曲が良い、アイデアが良い、ジャケが良い、アルバム・タイトルが良い・・・と良いことずくめで、これら全てが揃って初めて名盤の条件を満たすと言っても過言じゃないでしょ。
GSといえば、歌謡曲的な甘いメロディのものや、洋楽のカバーというのがほとんど。でもスパイダースのこのアルバムは全曲メンバーの手によるオリジナルという意欲作で、当時としては最先端とも言えるバラエティに富んだ楽曲が並んでいます。洋楽カバーのアルバムなんかよりも全然優れていますよ。
ハッキリいってビートルズの『サージャント〜』に日本で一番最初に呼応したアルバムだと思います。当時の日本では初めてのトータル・コンセプト・アルバムだったといってもいいんじゃないでしょうか?古いアナログのノイズを曲間に挟んでオールドタイムなトータル性を表現しています。A面の7曲をメンバーそれぞれがリード・ボーカルを1曲ごとにとるというアイデアも面白い。そのおかげか、サイレント・スパイダーの加藤充や大野克夫のボーカルが聴けるというのも貴重ですね。
マチャアキがリードをとる「オツム・コン!コン!」は彼のエンターテイナーぶりをいかんなく発揮していますが、その曲がディキシー調だというのが面白いし、彼らの懐の広さを感じさせますね。
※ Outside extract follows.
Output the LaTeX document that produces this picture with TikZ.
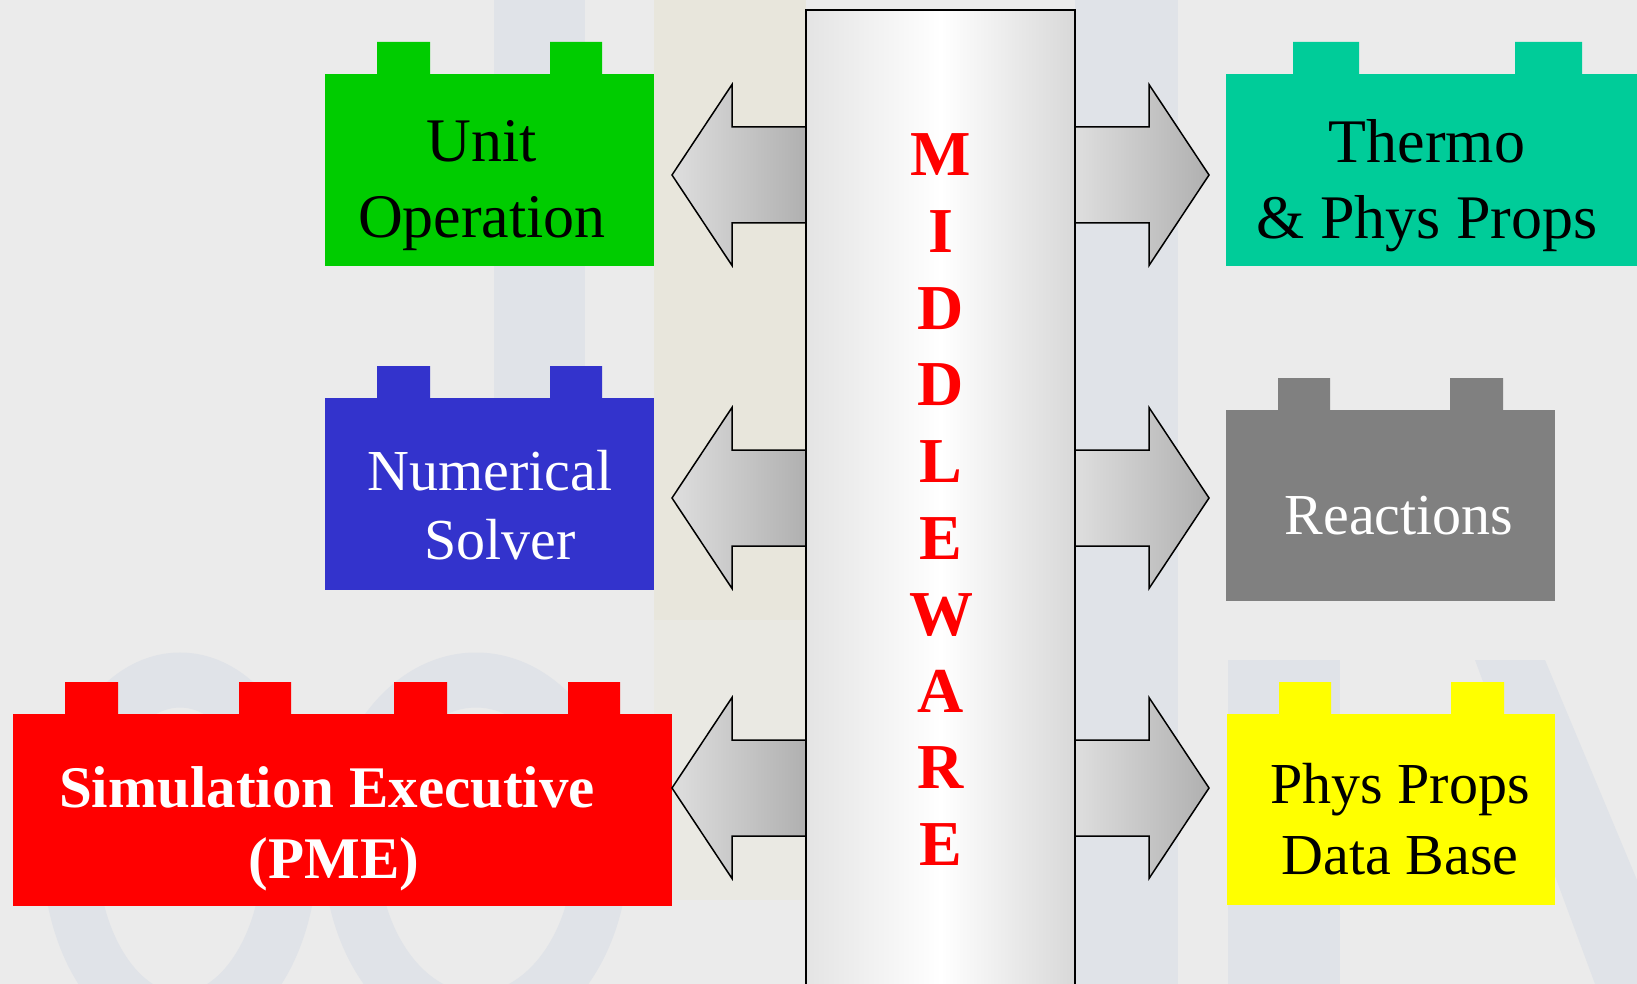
\documentclass[tikz,border=0pt]{standalone}
\usepackage{fontspec}
\setmainfont{Liberation Serif}
\definecolor{bgc}{HTML}{EBEBEB}
\definecolor{wm}{HTML}{E0E3E8}
\definecolor{beige}{HTML}{E8E6DC}
\definecolor{cgreen}{HTML}{00CC00}
\definecolor{cblue}{HTML}{3333CC}
\definecolor{cred}{HTML}{FF0000}
\definecolor{cteal}{HTML}{00CC99}
\definecolor{cgray}{HTML}{808080}
\definecolor{cyellow}{HTML}{FFFF00}
\definecolor{arrL}{HTML}{DEDEDE}
\definecolor{arrR}{HTML}{B0B0B0}
\definecolor{mwL}{HTML}{E4E4E4}
\definecolor{mwR}{HTML}{D8D8D8}
\begin{document}
\begin{tikzpicture}[x=1pt,y=-1pt,
  brick/.style={fill=#1,draw=none,inner sep=0pt,outer sep=0pt},
  lbl/.style={anchor=base,inner sep=0pt,font=\fontsize{62}{74}\selectfont},
  lbls/.style={anchor=base,inner sep=0pt,font=\fontsize{58}{70}\selectfont},
  lblb/.style={anchor=base,inner sep=0pt,font=\fontsize{59}{70}\selectfont\bfseries},
  mwl/.style={anchor=base,inner sep=0pt,text=red,font=\fontsize{64}{70}\selectfont\bfseries},
  blockarrow/.style={draw=black,line width=1.5pt,line join=miter,left color=arrL,right color=arrR}
]
\clip (0,0) rectangle (1637,984);
\fill[bgc] (0,0) rectangle (1637,984);
% faint watermark
\fill[wm] (494,0) rectangle (585,540);
\fill[beige] (654,0) rectangle (806,620);
\fill[beige!50!bgc] (654,620) rectangle (806,900);
\fill[wm] (1075,0) rectangle (1178,984);
\draw[wm,line width=55pt] (180,850) ellipse [x radius=110, y radius=170];
\draw[wm,line width=55pt] (476,850) ellipse [x radius=125, y radius=170];
\fill[wm] (1228,660) rectangle (1340,984);
\fill[wm] (1475,660) -- (1545,660) -- (1637,880) -- (1637,984) -- (1595,984) -- cycle;

% bricks
\node[brick=cgreen,minimum width=329pt,minimum height=192pt] (uo) at (489.5,170) {};
\fill[cgreen] (377,42) rectangle (430,75) (550,42) rectangle (602,75);
\node[lbl] (uo1) at (482,162) {Unit};
\node[lbl] (uo2) at (482,237) {Operation};

\node[brick=cblue,minimum width=329pt,minimum height=192pt] (ns) at (489.5,494) {};
\fill[cblue] (377,366) rectangle (430,399) (550,366) rectangle (602,399);
\node[lbls,text=white] (ns1) at (490,490) {Numerical};
\node[lbls,text=white] (ns2) at (500,559) {Solver};

\node[brick=cred,minimum width=659pt,minimum height=192pt] (se) at (342.5,810) {};
\fill[cred] (65,682) rectangle (118,715) (239,682) rectangle (291,715)
            (394,682) rectangle (447,715) (568,682) rectangle (620,715);
\node[lblb,text=white] (se1) at (327,807) {Simulation Executive};
\node[lblb,text=white] (se2) at (334,878) {(PME)};

\node[brick=cteal,minimum width=411pt,minimum height=192pt] (tp) at (1431.5,170) {};
\fill[cteal] (1293,42) rectangle (1359,75) (1515,42) rectangle (1582,75);
\node[lbl] (tp1) at (1427,163) {Thermo};
\node[lbl] (tp2) at (1427,239) {\& Phys Props};

\node[brick=cgray,minimum width=329pt,minimum height=191pt] (re) at (1390.5,505.5) {};
\fill[cgray] (1278,378) rectangle (1330,411) (1450,378) rectangle (1503,411);
\node[lbls,text=white] (re1) at (1399,534) {Reactions};

\node[brick=cyellow,minimum width=328pt,minimum height=191pt] (db) at (1391,809.5) {};
\fill[cyellow] (1279,682) rectangle (1331,715) (1451,682) rectangle (1504,715);
\node[lbls] (db1) at (1400,803) {Phys Props};
\node[lbls] (db2) at (1400,874) {Data Base};

% block arrows
\foreach \c in {175,498,788}{
  \draw[blockarrow] (806,\c-48) -- (732,\c-48) -- (732,\c-90.5) -- (672,\c)
     -- (732,\c+90.5) -- (732,\c+48) -- (806,\c+48);
  \draw[blockarrow] (1075,\c-48) -- (1149,\c-48) -- (1149,\c-90.5) -- (1209,\c)
     -- (1149,\c+90.5) -- (1149,\c+48) -- (1075,\c+48);
}

% middleware column
\node[draw=black,line width=1.8pt,left color=mwL,right color=mwR,middle color=white,
      minimum width=269pt,minimum height=1000pt,inner sep=0pt] (mw) at (940.5,510) {};
\foreach \l [count=\i from 0] in {M,I,D,D,L,E,W,A,R,E}
  \node[mwl] (mw\i) at (941,{176+76.6*\i}) {\l};
\end{tikzpicture}
\end{document}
かまやつひろしがリードをとる「ミスター・タックス」はひとり多重録音でこれが本当にカッコイイ。シングル・ヒットの「黒ゆりの詩」はサイケなアレンジが最高。ラストの「ブルース・フォー・ウェス」はジャジーなインストでこれがまたスゴイ。これを聴くとスパイダースの底力を嫌というほど感じますね。リアルタイムではないんで全然分かりませんが、当時のGSの中ではスパイダースは音楽的センスや能力に関してはズバ抜けた存在だったのでは?なんて思わされますね。
ずいぶん前ですが「GSはロックじゃない・・・」という話しを聞いた(読んだ?)記憶があります。とんでもない!これがロックじゃなくて何がロックなんだ?と聴きかえしたくなりますよ。世の中に溢れかえってる「はっぴいえんど信者」のように日本語によるロックがウンヌンなんて今となっては時代錯誤ですが、60年代のGS、特にこのスパイダースの『明治百年、すぱいだーす七年』を聴いてもらえれば、日本のロックは60年代から素晴らしいサウンドを世に送り出していたことが痛感できると思います。もちろん他のアルバムにも高いクオリティのものが多いし、他のバンドにも優れたアルバムはたくさん存在していました。
ロックは日本が発祥の地ではないかもしれません。でも60年代半ばには欧米となんらヒケをとらないくらいのクオリティの作品を作り上げていたんですよね。